PROBLEM TO WORK ON: Starting at the line that contains "Write a Python" and stopping at the line that contains "import numpy as np", copy every line exactly, both ends included, without the pictures.

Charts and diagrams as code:
※

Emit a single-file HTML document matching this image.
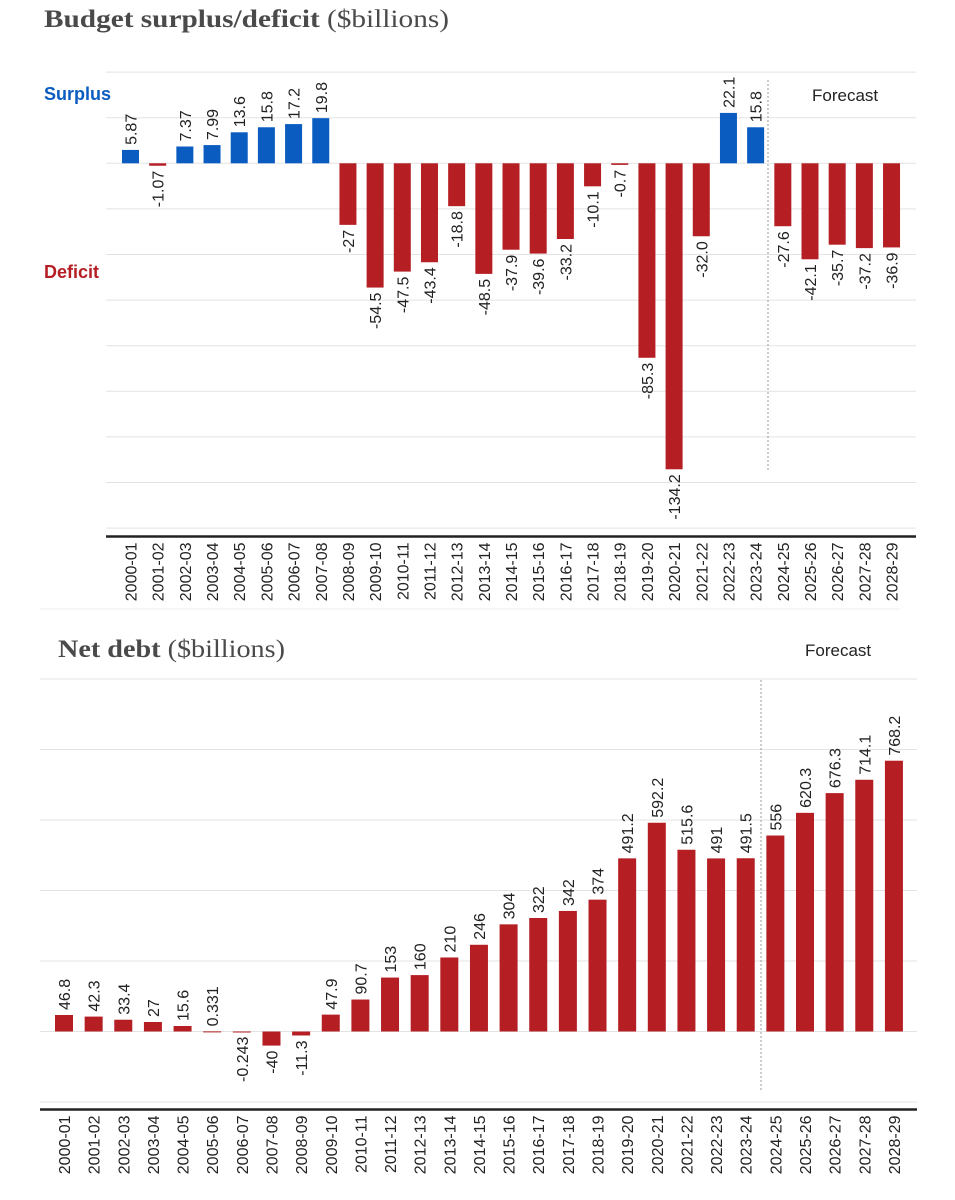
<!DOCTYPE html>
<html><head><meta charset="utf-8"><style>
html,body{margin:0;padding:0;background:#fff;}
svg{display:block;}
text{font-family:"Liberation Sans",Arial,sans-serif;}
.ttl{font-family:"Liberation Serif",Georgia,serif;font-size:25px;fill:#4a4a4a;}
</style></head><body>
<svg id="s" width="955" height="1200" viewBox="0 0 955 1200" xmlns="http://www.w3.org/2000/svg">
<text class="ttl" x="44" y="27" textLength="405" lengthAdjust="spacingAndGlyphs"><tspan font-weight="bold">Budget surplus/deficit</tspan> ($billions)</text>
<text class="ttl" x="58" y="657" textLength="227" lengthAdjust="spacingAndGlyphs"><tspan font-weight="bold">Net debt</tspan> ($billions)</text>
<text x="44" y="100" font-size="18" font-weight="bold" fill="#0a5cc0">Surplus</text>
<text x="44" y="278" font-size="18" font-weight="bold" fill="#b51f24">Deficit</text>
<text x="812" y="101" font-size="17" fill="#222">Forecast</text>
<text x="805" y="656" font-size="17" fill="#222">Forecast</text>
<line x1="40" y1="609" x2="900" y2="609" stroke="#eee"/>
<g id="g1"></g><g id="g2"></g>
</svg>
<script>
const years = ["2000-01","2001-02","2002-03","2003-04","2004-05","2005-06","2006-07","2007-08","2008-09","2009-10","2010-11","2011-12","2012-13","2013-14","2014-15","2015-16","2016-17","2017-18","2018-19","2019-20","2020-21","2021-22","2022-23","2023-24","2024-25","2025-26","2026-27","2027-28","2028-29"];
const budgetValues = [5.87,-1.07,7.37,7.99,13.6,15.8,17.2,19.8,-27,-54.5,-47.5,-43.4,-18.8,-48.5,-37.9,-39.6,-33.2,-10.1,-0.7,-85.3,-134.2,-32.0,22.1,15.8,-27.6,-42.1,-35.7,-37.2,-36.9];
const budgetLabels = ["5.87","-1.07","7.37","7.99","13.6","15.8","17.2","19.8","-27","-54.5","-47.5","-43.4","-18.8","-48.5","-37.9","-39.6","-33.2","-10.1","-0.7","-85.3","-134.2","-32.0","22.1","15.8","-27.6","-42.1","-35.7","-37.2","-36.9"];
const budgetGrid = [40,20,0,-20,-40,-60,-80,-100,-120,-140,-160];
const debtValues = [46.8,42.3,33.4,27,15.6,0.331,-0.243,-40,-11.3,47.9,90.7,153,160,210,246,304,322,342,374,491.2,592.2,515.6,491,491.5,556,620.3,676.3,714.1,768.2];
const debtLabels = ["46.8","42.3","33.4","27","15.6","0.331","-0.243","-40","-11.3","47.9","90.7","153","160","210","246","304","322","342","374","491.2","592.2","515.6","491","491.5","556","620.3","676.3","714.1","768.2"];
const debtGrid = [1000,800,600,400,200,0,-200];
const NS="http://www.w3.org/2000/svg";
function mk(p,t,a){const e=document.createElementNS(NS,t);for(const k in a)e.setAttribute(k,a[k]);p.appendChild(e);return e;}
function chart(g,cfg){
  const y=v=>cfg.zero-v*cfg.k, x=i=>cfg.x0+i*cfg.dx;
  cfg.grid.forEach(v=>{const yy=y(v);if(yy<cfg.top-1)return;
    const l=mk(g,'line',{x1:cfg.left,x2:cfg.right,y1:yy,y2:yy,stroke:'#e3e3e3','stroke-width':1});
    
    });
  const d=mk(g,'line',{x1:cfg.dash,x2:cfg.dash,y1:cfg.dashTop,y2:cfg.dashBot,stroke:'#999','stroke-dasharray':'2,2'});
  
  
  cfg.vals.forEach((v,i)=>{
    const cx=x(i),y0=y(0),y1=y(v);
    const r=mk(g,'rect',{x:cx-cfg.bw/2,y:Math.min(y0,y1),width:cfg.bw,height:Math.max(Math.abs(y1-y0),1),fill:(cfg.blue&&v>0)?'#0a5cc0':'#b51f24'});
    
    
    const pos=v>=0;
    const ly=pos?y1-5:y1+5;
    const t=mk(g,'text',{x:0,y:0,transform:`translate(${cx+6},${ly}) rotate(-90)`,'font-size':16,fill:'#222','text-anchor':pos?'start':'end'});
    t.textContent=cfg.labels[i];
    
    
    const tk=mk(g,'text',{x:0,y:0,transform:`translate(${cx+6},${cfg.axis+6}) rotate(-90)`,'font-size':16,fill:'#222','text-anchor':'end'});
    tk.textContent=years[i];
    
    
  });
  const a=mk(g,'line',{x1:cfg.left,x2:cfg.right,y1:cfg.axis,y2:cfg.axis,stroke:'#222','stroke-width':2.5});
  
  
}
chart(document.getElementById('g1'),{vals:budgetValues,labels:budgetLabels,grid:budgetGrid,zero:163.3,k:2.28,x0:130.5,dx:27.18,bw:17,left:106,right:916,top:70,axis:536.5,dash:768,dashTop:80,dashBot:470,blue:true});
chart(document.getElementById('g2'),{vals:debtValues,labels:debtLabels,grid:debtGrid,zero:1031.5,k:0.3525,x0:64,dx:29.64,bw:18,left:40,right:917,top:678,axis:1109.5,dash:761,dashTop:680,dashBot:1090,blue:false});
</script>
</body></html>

※

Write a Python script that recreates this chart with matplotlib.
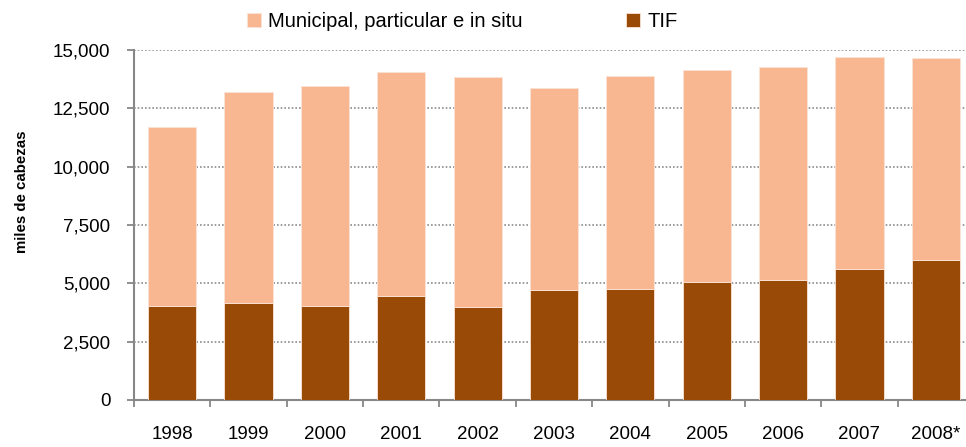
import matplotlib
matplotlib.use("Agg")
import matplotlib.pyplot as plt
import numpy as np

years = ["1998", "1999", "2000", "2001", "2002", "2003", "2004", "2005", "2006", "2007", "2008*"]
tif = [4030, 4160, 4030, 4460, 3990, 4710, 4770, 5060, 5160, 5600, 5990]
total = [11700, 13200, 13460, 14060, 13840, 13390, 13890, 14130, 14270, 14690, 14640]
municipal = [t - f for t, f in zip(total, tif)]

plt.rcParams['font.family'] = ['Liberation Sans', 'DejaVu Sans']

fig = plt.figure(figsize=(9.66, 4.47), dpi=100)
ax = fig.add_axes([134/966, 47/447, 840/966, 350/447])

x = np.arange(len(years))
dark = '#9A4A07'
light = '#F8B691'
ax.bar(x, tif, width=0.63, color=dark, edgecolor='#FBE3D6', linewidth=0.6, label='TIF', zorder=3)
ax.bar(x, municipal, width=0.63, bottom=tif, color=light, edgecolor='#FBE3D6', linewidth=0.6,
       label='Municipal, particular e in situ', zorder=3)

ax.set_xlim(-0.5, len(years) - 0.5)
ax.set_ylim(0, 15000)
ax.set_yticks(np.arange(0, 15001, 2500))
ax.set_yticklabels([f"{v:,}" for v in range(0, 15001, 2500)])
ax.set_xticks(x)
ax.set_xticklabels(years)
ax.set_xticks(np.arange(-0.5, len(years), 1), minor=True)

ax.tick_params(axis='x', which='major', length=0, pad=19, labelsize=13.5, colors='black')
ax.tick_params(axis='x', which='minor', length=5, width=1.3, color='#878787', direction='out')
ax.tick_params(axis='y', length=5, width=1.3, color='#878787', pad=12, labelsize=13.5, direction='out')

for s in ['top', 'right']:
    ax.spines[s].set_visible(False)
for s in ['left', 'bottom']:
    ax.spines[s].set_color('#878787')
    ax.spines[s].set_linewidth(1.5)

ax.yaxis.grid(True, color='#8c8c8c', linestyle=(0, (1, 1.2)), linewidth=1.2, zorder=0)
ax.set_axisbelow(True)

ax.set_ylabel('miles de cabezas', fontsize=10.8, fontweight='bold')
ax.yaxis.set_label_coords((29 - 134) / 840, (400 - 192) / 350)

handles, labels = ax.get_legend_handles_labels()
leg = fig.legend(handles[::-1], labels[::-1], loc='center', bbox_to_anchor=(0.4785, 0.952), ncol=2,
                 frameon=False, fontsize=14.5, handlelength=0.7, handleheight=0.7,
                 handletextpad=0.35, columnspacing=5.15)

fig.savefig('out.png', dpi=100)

※

CORRECT RESULT:
Write a Python script that recreates this chart with matplotlib.
import matplotlib
matplotlib.use("Agg")
import matplotlib.pyplot as plt
import numpy as np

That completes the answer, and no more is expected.